$(e_1,e_2,..)$ is not a Schauder basis of $\ell^\infty$

Question

Show that $(e_1,e_2,...)$ is not a Schauder basis of $\ell^\infty$ where $e_i$ is the vector in $\mathbb R^\infty$ with 1 in the ith coordinate and 0 elsewhere and $\ell^\infty=\{(x_1,x_2,...)|x_i\in \mathbb R ~~and ~~ \|x\|_\infty<\infty\} ,\|x\|_\infty=\sup\{|x_1|,|x_2|,...\}$

I am wondering how to prove it and why this statement is true. Actually I think it is a basis since for any given vector $(x_1,x_2,...)=x_1e_1+x_2e_2+...$.

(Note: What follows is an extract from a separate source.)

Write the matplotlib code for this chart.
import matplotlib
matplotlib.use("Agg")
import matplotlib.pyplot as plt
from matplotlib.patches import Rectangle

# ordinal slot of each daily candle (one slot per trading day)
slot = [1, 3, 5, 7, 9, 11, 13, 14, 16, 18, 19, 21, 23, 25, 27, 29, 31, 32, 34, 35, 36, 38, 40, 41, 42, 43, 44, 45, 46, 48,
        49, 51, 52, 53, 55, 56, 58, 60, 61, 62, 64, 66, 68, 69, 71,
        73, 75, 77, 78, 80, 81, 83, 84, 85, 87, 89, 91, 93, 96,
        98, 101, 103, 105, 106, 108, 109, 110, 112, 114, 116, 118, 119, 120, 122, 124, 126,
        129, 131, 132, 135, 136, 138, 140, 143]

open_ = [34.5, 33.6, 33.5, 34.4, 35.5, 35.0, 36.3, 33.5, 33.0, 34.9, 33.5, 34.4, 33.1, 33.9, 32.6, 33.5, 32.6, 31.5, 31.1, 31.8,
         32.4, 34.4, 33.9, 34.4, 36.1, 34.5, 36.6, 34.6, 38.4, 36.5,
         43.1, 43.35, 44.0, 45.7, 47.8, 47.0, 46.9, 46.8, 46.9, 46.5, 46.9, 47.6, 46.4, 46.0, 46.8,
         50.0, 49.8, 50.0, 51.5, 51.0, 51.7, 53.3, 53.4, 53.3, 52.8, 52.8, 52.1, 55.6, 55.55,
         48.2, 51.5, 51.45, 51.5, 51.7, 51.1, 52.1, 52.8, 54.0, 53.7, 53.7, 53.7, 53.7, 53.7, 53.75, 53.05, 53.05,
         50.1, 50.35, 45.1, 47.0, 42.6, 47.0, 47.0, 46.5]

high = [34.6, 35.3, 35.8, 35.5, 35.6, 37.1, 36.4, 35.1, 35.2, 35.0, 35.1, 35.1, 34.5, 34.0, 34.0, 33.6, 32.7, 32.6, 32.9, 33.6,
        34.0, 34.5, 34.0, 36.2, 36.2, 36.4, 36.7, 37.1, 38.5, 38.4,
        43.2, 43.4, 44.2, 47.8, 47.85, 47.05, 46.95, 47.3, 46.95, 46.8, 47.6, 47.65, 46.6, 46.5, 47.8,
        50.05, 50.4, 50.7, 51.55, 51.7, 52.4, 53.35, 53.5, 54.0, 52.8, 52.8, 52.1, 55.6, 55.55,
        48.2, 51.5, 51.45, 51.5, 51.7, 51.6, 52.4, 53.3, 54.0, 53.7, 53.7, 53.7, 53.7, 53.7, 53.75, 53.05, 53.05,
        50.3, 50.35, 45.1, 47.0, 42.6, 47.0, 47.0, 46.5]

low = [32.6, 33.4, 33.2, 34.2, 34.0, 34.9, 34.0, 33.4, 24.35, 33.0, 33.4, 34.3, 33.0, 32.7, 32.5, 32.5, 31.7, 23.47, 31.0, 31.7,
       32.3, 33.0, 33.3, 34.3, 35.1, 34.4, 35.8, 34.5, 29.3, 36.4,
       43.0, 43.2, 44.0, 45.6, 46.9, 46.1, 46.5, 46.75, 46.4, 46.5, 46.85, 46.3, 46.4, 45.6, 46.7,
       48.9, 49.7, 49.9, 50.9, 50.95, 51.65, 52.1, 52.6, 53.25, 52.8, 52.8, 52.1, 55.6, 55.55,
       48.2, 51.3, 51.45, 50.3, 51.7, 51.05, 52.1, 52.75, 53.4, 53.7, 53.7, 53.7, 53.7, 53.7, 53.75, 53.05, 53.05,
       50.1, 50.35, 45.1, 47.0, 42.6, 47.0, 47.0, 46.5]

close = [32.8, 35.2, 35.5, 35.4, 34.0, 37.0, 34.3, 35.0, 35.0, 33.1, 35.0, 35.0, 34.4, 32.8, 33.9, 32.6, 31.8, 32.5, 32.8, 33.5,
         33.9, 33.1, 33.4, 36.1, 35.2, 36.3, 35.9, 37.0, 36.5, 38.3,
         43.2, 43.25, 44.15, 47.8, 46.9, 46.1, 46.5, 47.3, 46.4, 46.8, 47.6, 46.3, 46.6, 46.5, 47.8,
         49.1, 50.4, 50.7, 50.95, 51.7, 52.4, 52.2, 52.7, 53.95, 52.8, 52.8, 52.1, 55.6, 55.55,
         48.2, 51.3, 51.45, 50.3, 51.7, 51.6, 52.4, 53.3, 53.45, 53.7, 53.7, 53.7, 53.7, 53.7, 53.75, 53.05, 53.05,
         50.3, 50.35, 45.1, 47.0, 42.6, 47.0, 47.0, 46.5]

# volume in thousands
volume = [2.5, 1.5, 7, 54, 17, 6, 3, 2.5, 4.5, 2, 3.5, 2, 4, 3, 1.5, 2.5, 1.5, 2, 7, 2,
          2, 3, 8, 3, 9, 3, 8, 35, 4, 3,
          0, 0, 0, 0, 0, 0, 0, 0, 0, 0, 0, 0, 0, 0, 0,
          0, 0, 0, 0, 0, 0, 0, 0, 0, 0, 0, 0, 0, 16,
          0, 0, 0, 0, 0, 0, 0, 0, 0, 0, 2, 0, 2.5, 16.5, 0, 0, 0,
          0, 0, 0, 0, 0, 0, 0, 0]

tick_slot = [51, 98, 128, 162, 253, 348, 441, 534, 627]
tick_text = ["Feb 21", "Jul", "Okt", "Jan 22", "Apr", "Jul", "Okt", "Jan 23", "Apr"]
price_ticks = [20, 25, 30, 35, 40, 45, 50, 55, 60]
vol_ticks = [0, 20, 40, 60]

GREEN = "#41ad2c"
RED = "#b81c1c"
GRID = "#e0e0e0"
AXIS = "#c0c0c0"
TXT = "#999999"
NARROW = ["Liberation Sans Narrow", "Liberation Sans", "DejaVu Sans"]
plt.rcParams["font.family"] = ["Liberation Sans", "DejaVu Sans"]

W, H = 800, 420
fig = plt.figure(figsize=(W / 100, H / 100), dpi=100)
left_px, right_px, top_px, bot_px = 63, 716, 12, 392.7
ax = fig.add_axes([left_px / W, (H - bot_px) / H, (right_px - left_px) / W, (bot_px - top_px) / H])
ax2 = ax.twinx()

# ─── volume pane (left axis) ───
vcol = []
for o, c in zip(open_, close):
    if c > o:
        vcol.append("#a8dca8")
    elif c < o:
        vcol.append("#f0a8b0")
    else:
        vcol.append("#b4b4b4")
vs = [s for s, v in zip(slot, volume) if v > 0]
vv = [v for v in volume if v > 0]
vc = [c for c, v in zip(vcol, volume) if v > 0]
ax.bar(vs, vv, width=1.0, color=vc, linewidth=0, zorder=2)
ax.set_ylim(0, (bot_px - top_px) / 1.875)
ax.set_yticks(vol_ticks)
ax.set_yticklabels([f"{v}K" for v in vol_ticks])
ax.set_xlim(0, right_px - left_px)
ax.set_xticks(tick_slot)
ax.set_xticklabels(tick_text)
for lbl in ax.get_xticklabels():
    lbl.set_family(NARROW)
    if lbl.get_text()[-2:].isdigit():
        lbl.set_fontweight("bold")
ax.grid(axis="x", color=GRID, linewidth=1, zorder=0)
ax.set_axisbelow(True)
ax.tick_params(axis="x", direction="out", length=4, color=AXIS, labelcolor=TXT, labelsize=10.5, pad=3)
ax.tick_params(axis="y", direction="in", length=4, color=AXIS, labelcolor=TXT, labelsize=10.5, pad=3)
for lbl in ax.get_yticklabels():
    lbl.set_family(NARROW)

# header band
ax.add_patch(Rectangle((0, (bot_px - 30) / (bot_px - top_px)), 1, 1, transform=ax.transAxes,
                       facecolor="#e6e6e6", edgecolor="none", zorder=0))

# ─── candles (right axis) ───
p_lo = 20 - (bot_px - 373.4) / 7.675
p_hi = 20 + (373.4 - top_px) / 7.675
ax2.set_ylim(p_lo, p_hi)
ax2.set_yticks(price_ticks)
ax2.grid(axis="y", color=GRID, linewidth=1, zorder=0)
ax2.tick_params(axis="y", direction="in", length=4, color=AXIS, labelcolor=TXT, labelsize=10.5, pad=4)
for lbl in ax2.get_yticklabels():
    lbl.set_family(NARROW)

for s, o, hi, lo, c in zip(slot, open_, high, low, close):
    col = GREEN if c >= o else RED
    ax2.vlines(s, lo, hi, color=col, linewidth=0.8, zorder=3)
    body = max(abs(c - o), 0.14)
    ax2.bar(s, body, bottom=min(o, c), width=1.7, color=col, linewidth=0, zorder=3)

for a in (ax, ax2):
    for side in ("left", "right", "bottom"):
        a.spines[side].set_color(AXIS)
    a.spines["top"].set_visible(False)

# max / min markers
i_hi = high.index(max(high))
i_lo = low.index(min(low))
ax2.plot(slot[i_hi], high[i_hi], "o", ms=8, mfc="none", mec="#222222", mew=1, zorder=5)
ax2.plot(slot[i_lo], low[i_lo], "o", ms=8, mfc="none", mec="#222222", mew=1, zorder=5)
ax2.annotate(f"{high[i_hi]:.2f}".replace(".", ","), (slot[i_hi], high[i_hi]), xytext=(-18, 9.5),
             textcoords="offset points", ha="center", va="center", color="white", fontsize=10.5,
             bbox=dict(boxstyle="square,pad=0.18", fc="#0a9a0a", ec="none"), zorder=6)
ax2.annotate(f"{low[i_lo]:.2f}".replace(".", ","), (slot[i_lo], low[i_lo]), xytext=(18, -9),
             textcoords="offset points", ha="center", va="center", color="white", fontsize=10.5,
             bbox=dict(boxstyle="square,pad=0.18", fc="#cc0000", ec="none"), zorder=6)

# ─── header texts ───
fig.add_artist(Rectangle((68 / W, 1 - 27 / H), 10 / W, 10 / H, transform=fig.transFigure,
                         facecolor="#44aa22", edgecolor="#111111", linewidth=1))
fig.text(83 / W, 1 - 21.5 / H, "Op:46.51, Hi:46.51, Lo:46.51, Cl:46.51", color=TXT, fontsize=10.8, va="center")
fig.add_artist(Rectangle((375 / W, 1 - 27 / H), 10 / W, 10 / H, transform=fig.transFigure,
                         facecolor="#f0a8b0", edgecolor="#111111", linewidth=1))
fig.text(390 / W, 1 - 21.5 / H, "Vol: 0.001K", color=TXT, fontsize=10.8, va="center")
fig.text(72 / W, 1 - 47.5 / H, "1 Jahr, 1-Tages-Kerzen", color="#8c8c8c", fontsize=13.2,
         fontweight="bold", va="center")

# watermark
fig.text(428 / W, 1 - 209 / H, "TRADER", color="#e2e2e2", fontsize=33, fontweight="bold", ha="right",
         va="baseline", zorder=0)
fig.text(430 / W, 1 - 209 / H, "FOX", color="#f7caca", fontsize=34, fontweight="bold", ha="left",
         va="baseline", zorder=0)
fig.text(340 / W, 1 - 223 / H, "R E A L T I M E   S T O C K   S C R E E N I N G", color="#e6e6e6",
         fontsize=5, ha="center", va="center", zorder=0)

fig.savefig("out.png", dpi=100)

I already proved that $(e_1,e_2,...)$ is a Schauder basis of $\ell^p$ where p>1. I just can't see what changes when it comes to the case of $\ell^\infty$

Answer 1

Hint: By contradiction

1.Show that, $(\mathbb R^\infty,\|\cdot\|_{\infty})$ is a Banach space

2. For $n\in\mathbb N$ set $$\mathbb R_n = \{x=(x_1,x_2,...)\in\mathbb R^\infty :x_i =0 ~~\text{if}~~i>n~i.e~x=(x_1,x_2,\cdots,x_n,0,0,\cdots)\}$$
   Show that $\mathbb R_n$ is closed subspace of $(\mathbb R^\infty,\|\cdot\|_{\infty})$
3. Since $(e_1,e_2,..)$ is Schauder Basis, observe that, $$\mathbb R^\infty = \bigcup_{n\in\mathbb N}\mathbb R_n $$
4. From Baire Theorem's there exists $n_0$ such that, $\overset{\circ}{\mathbb R}_{n_0} \neq \emptyset$ that is there are $x_0\in \mathbb R^\infty$ and $r>0$ such that, $B(x_0,r)\subset\mathbb R_{n_0}$

5.Deduce from 4. that, $\mathbb R_{n_0}=\mathbb R^\infty$ contradiction.

Answer 2

Proof by contradiction. Assume it is a Schauder basis. Then there are $a_1, \ldots, a_n \in \mathbb{R}$ such that $$ \| a_1 e_1 + \ldots + a_n e_n - (1, 1, 1, \ldots) \| < \frac{1}{2} $$

But $a_1 e_1 + \ldots + a_n e_n = (a_1, a_2, \ldots, a_n, 0, 0, \ldots)$. Thus $$ \| a_1 e_1 + \ldots + a_n e_n - (1, 1, 1, \ldots) \| \geq \lvert0-1\rvert = 1 $$ Contradiction.